In a statement made on Sunday evening, Clegg said: "The allegations made on Channel 4 concerning Lord Rennard last Thursday were extremely serious and distressing to the women involved. It is critical they are investigated thoroughly and dealt with properly and they will be.

"But I would like to make one thing crystal clear. I did not know about these allegations until Channel 4 informed the party of them shortly before they were broadcast. I have today spoken to one of the women in the broadcast who I respect and admire and who confirmed that she had never raised the issue with me.

"I am angry and outraged at the suggestion that I would not have acted if these allegations had been put to me. Indeed, when indirect and non-specific concerns about Chris Rennard’s conduct reached my office in 2008, we acted to deal with them."

When these concerns were put to Rennard by Clegg's then chief of staff, Danny Alexander, he "categorically denied" them.

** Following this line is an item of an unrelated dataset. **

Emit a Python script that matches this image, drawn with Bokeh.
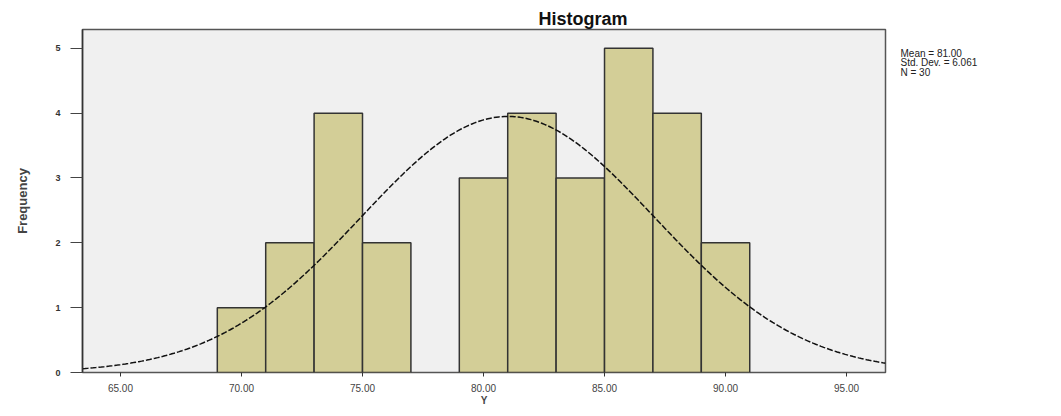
import numpy as np
from bokeh.plotting import figure
from bokeh.layouts import row
from bokeh.models import FixedTicker, NumeralTickFormatter, Range1d, Title
from bokeh.core.properties import value
from bokeh.embed import file_html
from bokeh.resources import INLINE

# Histogram data (bin edges and frequencies)
bin_left = [69, 71, 73, 75, 79, 81, 83, 85, 87, 89]
bin_right = [71, 73, 75, 77, 81, 83, 85, 87, 89, 91]
counts = [1, 2, 4, 2, 3, 4, 3, 5, 4, 2]

mean = 81.00
std_dev = 6.061
n = 30
bin_width = 2.0

x_ticks = [65, 70, 75, 80, 85, 90, 95]
y_ticks = [0, 1, 2, 3, 4, 5]

H = 408
p = figure(width=893, height=H, output_backend="svg", toolbar_location=None,
           x_range=Range1d(63.43, 96.61), y_range=Range1d(0, 5.29),
           min_border_left=82, min_border_right=8, min_border_top=29,
           min_border_bottom=30)

p.background_fill_color = "#F0F0F0"
p.border_fill_color = "white"
p.outline_line_color = "#555555"
p.outline_line_width = 1.5
p.grid.visible = False

p.quad(left=bin_left, right=bin_right, bottom=0, top=counts,
       fill_color="#D3CE97", line_color="#333333", line_width=1.5)

xs = np.linspace(63.43, 96.61, 300)
ys = n * bin_width / (std_dev * np.sqrt(2 * np.pi)) * np.exp(-0.5 * ((xs - mean) / std_dev) ** 2)
p.line(xs, ys, line_color="#111111", line_width=1.5, line_dash="6 2")

# axes
p.xaxis.ticker = FixedTicker(ticks=x_ticks)
p.xaxis.formatter = NumeralTickFormatter(format="0.00")
p.xaxis.axis_label = "Y"
p.xaxis.axis_label_text_font = "Liberation Sans"
p.xaxis.axis_label_text_font_style = "bold"
p.xaxis.axis_label_text_font_size = "10px"
p.xaxis.axis_label_standoff = 0
p.xaxis.major_label_text_font = "Liberation Sans"
p.xaxis.major_label_text_font_size = "10px"
p.xaxis.major_label_text_color = "#444444"
p.xaxis.major_label_standoff = 7
p.xaxis.major_tick_in = 0
p.xaxis.major_tick_out = 4
p.xaxis.minor_tick_line_color = None
p.xaxis.axis_line_color = None
p.xaxis.major_tick_line_color = "#333333"

p.yaxis.ticker = FixedTicker(ticks=y_ticks)
p.yaxis.axis_label = "Frequency"
p.yaxis.axis_label_text_font = "Liberation Sans"
p.yaxis.axis_label_text_font_style = "bold"
p.yaxis.axis_label_text_font_size = "13px"
p.yaxis.axis_label_standoff = 22
p.yaxis.major_label_text_font = "Liberation Sans"
p.yaxis.major_label_text_font_style = "bold"
p.yaxis.major_label_text_font_size = "9px"
p.yaxis.major_label_text_color = "#333333"
p.yaxis.major_label_standoff = 10
p.yaxis.major_tick_in = 0
p.yaxis.major_tick_out = 12
p.yaxis.minor_tick_line_color = None
p.yaxis.axis_line_color = "#333333"
p.yaxis.axis_line_width = 1.5
p.yaxis.major_tick_line_color = "#444444"

# title
p.add_layout(Title(text="Histogram", align="left", offset=456,
                   text_font="Liberation Sans", text_font_style="bold",
                   text_font_size="18px", text_color="#111111", standoff=2),
             "above")

# stats panel on the right
stats = ["Mean = %.2f" % mean, "Std. Dev. = %.3f" % std_dev, "N = %d" % n]
q = figure(width=152, height=H, output_backend="svg", toolbar_location=None,
           x_range=Range1d(0, 152), y_range=Range1d(0, H),
           min_border=0, x_axis_type=None, y_axis_type=None)
q.outline_line_color = None
q.grid.visible = False
q.background_fill_color = "white"
q.text(x=[7] * len(stats), y=[380 - i * 11.5 for i in range(len(stats))], text=stats,
       text_align="left", text_baseline="middle", text_font=value("Liberation Sans"),
       text_font_size="10px", text_color="#222222")

layout = row(p, q, spacing=0)
open("out.html", "w").write(file_html(layout, INLINE))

The deputy PM then went on t explain why no further action was taken.

He said: "As my office only received concerns indirectly and anonymously, as those involved understandably wanted to maintain their privacy, there was a limit to how we could take this matter forward following Chris Rennard’s resignation.

"It is incorrect to state that there was any other separate inquiry by my office or anybody in it."

The Liberal Democrat's handling of the situation has been heavily criticised.

In response Clegg said: "In particular the suggestion that a complaint was made but was not dealt with as a formal complaint.

"I am therefore determined that we carry out a thorough investigation into our procedures and how we applied them at the time to ensure we have a full and clear picture of what happened and the lessons that we need to learn.

"This review will be independently chaired."

"But in the meantime, I will not stand by and allow my party to be subject to a show trial of innuendo, half-truths and slurs.

"The important thing is that we respect the women who have come forward and do everything to get to the truth. That is what will now happen.

On sunday morning, business secretary Vince Cable denied that he or Clegg knew anything about the situation.

Speaking on the BBC's Andrew Marr show, Cable said: "The whole purpose of setting up a proper inquiry is to establish exactly who said what to whom, and whether these allegations were properly pursued at the time."

When asked if he was aware of complaints against the peer before the Channel 4 News report he replied: "Absolutely not."

He added: "Nick Clegg has also said he was not aware of these allegations until they appeared on TV last week. But they are serious, and we take them very seriously.

"It is obviously wrong if there are women there who have made complaints and felt they haven't been dealt with properly."

Lord Rennard - a key party strategist and adviser to a succession of Lib Dem leaders before standing down due to ill health in 2009 - has said he is "deeply shocked" by the allegations, which he "strongly disputes" and regards as a "total distortion" of his character.